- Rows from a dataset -

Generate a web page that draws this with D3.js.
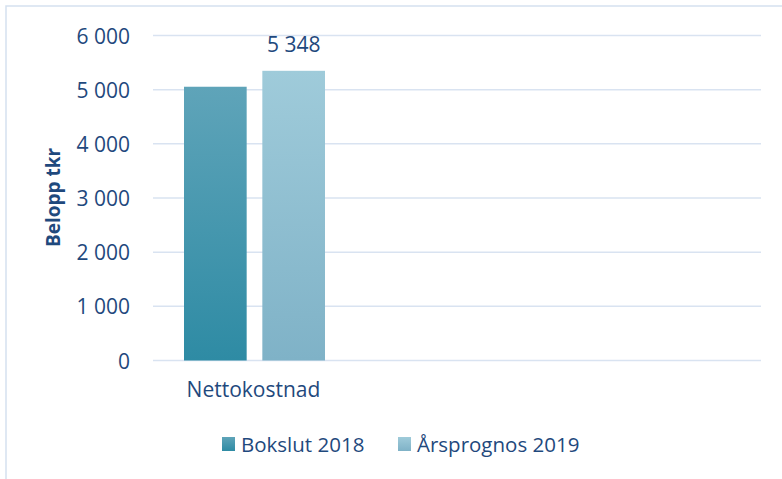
<!DOCTYPE html>
<html>
<head>
<meta charset="utf-8">
<script src="https://cdn.jsdelivr.net/npm/d3@7"></script>
<style>
  body { margin: 0; background: #fff; }
  svg { display: block; font-family: "Open Sans", sans-serif; }
</style>
</head>
<body>
<svg width="782" height="479"></svg>
<script>
const width = 782;
const height = 479;

// data
var categories = ["Nettokostnad"];
var series = ["Bokslut 2018", "Årsprognos 2019"];
var bokslut2018 = [5054];
var arsprognos2019 = [5348];
var yTicks = [0, 1000, 2000, 3000, 4000, 5000, 6000];

var textColor = "#1f497d";
var gridColor = "#d9e3f1";

var svg = d3.select("svg");
var defs = svg.append("defs");

var gradients = [
    {id: "g0", top: "#5fa4b9", bottom: "#2e8ba4"},
    {id: "g1", top: "#9fcbda", bottom: "#7fb2c7"}
];
gradients.forEach(function (g) {
    var lg = defs.append("linearGradient")
        .attr("id", g.id)
        .attr("x1", 0).attr("y1", 0).attr("x2", 0).attr("y2", 1);
    lg.append("stop").attr("offset", "0%").attr("stop-color", g.top);
    lg.append("stop").attr("offset", "100%").attr("stop-color", g.bottom);
});

// chart border (only top and left visible)
svg.append("path")
    .attr("d", "M6,479V6H782")
    .attr("fill", "none")
    .attr("stroke", "#d5e1ef")
    .attr("stroke-width", 1.5);

var plotLeft = 153, plotRight = 761;
var y = d3.scaleLinear().domain([0, 6000]).range([360.5, 35.5]);

// bars of the one category sit at the left of the plot
var x1 = d3.scaleBand().domain(series).range([184, 325]).paddingInner(0.2);

var fmt = function (v) { return d3.format(",")(v).replace(/,/g, " "); };

// gridlines
svg.append("g")
    .selectAll("line")
    .data(yTicks)
    .join("line")
    .attr("x1", plotLeft).attr("x2", plotRight)
    .attr("y1", function (d) { return y(d); })
    .attr("y2", function (d) { return y(d); })
    .attr("stroke", gridColor)
    .attr("stroke-width", 1.5);

// y axis labels
var yAxis = d3.axisLeft(y).tickValues(yTicks).tickFormat(fmt).tickSize(0).tickPadding(0);
var ya = svg.append("g").attr("transform", "translate(130,0)").call(yAxis);
ya.select(".domain").remove();
ya.selectAll("text")
    .attr("fill", textColor)
    .style("font-size", "21px")
    .style("font-family", "'Open Sans', sans-serif")
    .attr("dy", "0.36em");

// bars
var values = [bokslut2018, arsprognos2019];
series.forEach(function (s, i) {
    svg.append("g")
        .selectAll("rect")
        .data(values[i])
        .join("rect")
        .attr("x", x1(s))
        .attr("width", x1.bandwidth())
        .attr("y", function (d) { return y(d); })
        .attr("height", function (d) { return y(0) - y(d); })
        .attr("fill", "url(#g" + i + ")");
});

// data label on 2019 bar
svg.append("text")
    .attr("x", x1(series[1]) + x1.bandwidth() / 2)
    .attr("y", y(arsprognos2019[0]) - 19)
    .attr("text-anchor", "middle")
    .attr("fill", textColor)
    .style("font-size", "21px")
    .text(fmt(arsprognos2019[0]));

// category label
svg.append("text")
    .attr("x", 253.5)
    .attr("y", 397)
    .attr("text-anchor", "middle")
    .attr("fill", textColor)
    .style("font-size", "21px")
    .text(categories[0]);

// y axis title
svg.append("text")
    .attr("transform", "translate(60,197.5) rotate(-90)")
    .attr("text-anchor", "middle")
    .attr("fill", textColor)
    .style("font-size", "19px")
    .style("font-weight", "bold")
    .text("Belopp tkr");

// legend
var legend = [
    {x: 222, tx: 241, label: series[0], fill: "url(#g0)"},
    {x: 398, tx: 417, label: series[1], fill: "url(#g1)"}
];
var lg = svg.append("g").selectAll("g").data(legend).join("g");
lg.append("rect")
    .attr("x", function (d) { return d.x; })
    .attr("y", 437)
    .attr("width", 13).attr("height", 14)
    .attr("fill", function (d) { return d.fill; });
lg.append("text")
    .attr("x", function (d) { return d.tx; })
    .attr("y", 452)
    .attr("fill", textColor)
    .style("font-size", "20.5px")
    .text(function (d) { return d.label; });
</script>
</body>
</html>
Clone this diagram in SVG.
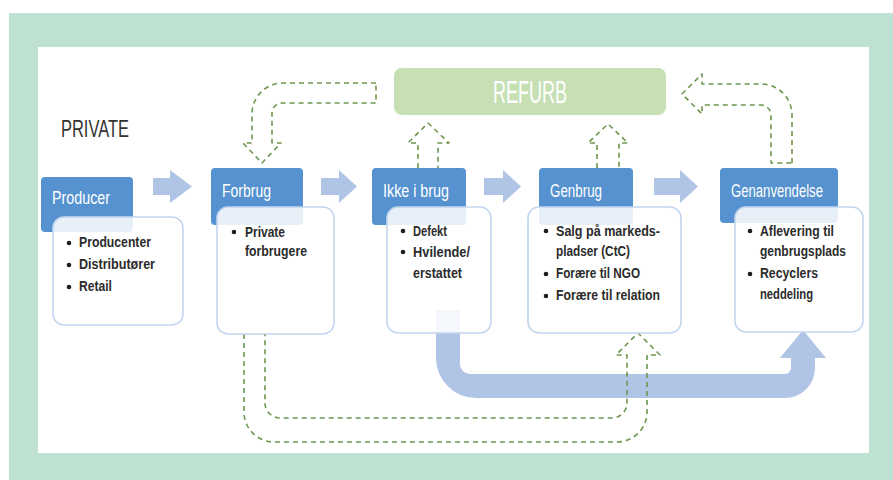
<svg xmlns="http://www.w3.org/2000/svg" width="893" height="480" viewBox="0 0 893 480">
<style>
.hdr{fill:#5592cf}
.hdrt{fill:#ffffff;font-family:"Liberation Sans",Arial,sans-serif;font-size:18px}
.box{fill:#ffffff;fill-opacity:0.86;stroke:#c2d6ee;stroke-width:1.6}
.bt{fill:#2b2b2b;font-family:"Liberation Sans",Arial,sans-serif;font-size:15px;font-weight:bold}
.dot{fill:#1e1e1e}
.blk{fill:#b0c5e6}
.dash{fill:none;stroke:#6f9650;stroke-width:1.6;stroke-dasharray:5 4;stroke-linejoin:round}
</style>
<rect x="0" y="0" width="893" height="480" fill="#ffffff"/>
<rect x="9" y="13" width="884" height="467" fill="#bfe1d2"/>
<rect x="38" y="47" width="831" height="406" fill="#ffffff"/>
<text x="61" y="137" fill="#333333" font-family="Liberation Sans, Arial, sans-serif" font-size="23" textLength="68" lengthAdjust="spacingAndGlyphs">PRIVATE</text>

<g id="connectors">
  <path class="blk" d="M436,310 V358 A40,40 0 0 0 476,398 H785 A30,30 0 0 0 815,368 V358 H826 L803,330 L780,358 H791 V368 A6,6 0 0 1 785,374 H470 A10,10 0 0 1 460,364 V310 Z"/>
  <path class="dash" d="M244,334 V412 A30,30 0 0 0 274,442 H617 A30,30 0 0 0 647,412 V355 H660 L638,333 L616,355 H627 V403 A15,15 0 0 1 612,418 H280 A15,15 0 0 1 265,403 V334"/>
  <path class="blk" d="M153,178 H170 V170 L192,186.5 L170,203 V195 H153 Z"/>
  <path class="blk" d="M321,178 H339 V170 L357,186.5 L339,203 V195 H321 Z"/>
  <path class="blk" d="M484,178 H503 V170 L521,186.5 L503,203 V195 H484 Z"/>
  <path class="blk" d="M654,178 H680 V170 L698,186.5 L680,203 V195 H654 Z"/>
  <path class="dash" d="M376,83 H283 A31,31 0 0 0 252,114 V143 H243 L262,163 L281,143 H272 V113 A10,10 0 0 1 282,103 H376 Z"/>
  <path class="dash" d="M418,168 V143 H408 L428,123 L449,143 H438 V168"/>
  <path class="dash" d="M597,168 V143 H588 L608,124 L628,143 H619 V168"/>
  <path class="dash" d="M792,163 V115 A31,31 0 0 0 761,84 H702 V74 L682,94 L702,114 V105 H761 A10,10 0 0 1 771,115 V163 Z"/>
</g>

<g id="refurb">
  <rect x="394" y="68" width="272" height="47" rx="8" fill="#c6e0b4"/>
  <text x="493" y="103" fill="#ffffff" font-family="Liberation Sans, Arial, sans-serif" font-size="31" textLength="74" lengthAdjust="spacingAndGlyphs">REFURB</text>
</g>

<g id="producer">
  <rect class="hdr" x="41" y="177" width="92" height="55" rx="4"/>
  <text class="hdrt" x="52" y="204" textLength="58" lengthAdjust="spacingAndGlyphs">Producer</text>
  <rect class="box" x="53" y="217" width="130" height="108" rx="11"/>
  <circle class="dot" cx="69" cy="243" r="2.3"/>
  <text class="bt" x="79" y="247" textLength="72" lengthAdjust="spacingAndGlyphs">Producenter</text>
  <circle class="dot" cx="69" cy="265" r="2.3"/>
  <text class="bt" x="79" y="269" textLength="76" lengthAdjust="spacingAndGlyphs">Distributører</text>
  <circle class="dot" cx="69" cy="287" r="2.3"/>
  <text class="bt" x="79" y="291" textLength="33" lengthAdjust="spacingAndGlyphs">Retail</text>
</g>

<g id="forbrug">
  <rect class="hdr" x="211" y="168" width="92" height="57" rx="4"/>
  <text class="hdrt" x="222" y="197" textLength="49" lengthAdjust="spacingAndGlyphs">Forbrug</text>
  <rect class="box" x="217" y="207" width="117" height="127" rx="11"/>
  <circle class="dot" cx="234" cy="232" r="2.3"/>
  <text class="bt" x="245" y="237" textLength="40" lengthAdjust="spacingAndGlyphs">Private</text>
  <text class="bt" x="245" y="256" textLength="62" lengthAdjust="spacingAndGlyphs">forbrugere</text>
</g>

<g id="ikke-i-brug">
  <rect class="hdr" x="372" y="168" width="94" height="57" rx="4"/>
  <text class="hdrt" x="383" y="197" textLength="66" lengthAdjust="spacingAndGlyphs">Ikke i brug</text>
  <rect class="box" x="387" y="207" width="104" height="126" rx="11"/>
  <circle class="dot" cx="403" cy="231" r="2.3"/>
  <text class="bt" x="413" y="236" textLength="34" lengthAdjust="spacingAndGlyphs">Defekt</text>
  <circle class="dot" cx="403" cy="252" r="2.3"/>
  <text class="bt" x="413" y="257" textLength="57" lengthAdjust="spacingAndGlyphs">Hvilende/</text>
  <text class="bt" x="413" y="278" textLength="49" lengthAdjust="spacingAndGlyphs">erstattet</text>
</g>

<g id="genbrug">
  <rect class="hdr" x="539" y="168" width="94" height="57" rx="4"/>
  <text class="hdrt" x="550" y="197" textLength="52" lengthAdjust="spacingAndGlyphs">Genbrug</text>
  <rect class="box" x="528" y="207" width="153" height="126" rx="11"/>
  <circle class="dot" cx="546" cy="231" r="2.3"/>
  <text class="bt" x="556" y="236" textLength="104" lengthAdjust="spacingAndGlyphs">Salg på markeds-</text>
  <text class="bt" x="556" y="256" textLength="74" lengthAdjust="spacingAndGlyphs">pladser (CtC)</text>
  <circle class="dot" cx="546" cy="274" r="2.3"/>
  <text class="bt" x="556" y="278" textLength="84" lengthAdjust="spacingAndGlyphs">Forære til NGO</text>
  <circle class="dot" cx="546" cy="296" r="2.3"/>
  <text class="bt" x="556" y="300" textLength="104" lengthAdjust="spacingAndGlyphs">Forære til relation</text>
</g>

<g id="genanvendelse">
  <rect class="hdr" x="720" y="168" width="118" height="55" rx="4"/>
  <text class="hdrt" x="731" y="197" textLength="92" lengthAdjust="spacingAndGlyphs">Genanvendelse</text>
  <rect class="box" x="735" y="207" width="128" height="125" rx="11"/>
  <circle class="dot" cx="750" cy="231" r="2.3"/>
  <text class="bt" x="760" y="236" textLength="74" lengthAdjust="spacingAndGlyphs">Aflevering til</text>
  <text class="bt" x="760" y="256" textLength="86" lengthAdjust="spacingAndGlyphs">genbrugsplads</text>
  <circle class="dot" cx="750" cy="274" r="2.3"/>
  <text class="bt" x="760" y="278" textLength="58" lengthAdjust="spacingAndGlyphs">Recyclers</text>
  <text class="bt" x="760" y="299" textLength="53" lengthAdjust="spacingAndGlyphs">neddeling</text>
</g>
</svg>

- TASK PROMPT -
Only the lines from the top of the records through the line with "const height = 479;" belong in the copy; write them out exactly, leaving out pictures.

- SOLUTION TO THIS EXERCISE -
Generate a web page that draws this with D3.js.
<!DOCTYPE html>
<html>
<head>
<meta charset="utf-8">
<script src="https://cdn.jsdelivr.net/npm/d3@7"></script>
<style>
  body { margin: 0; background: #fff; }
  svg { display: block; font-family: "Open Sans", sans-serif; }
</style>
</head>
<body>
<svg width="782" height="479"></svg>
<script>
const width = 782;
const height = 479;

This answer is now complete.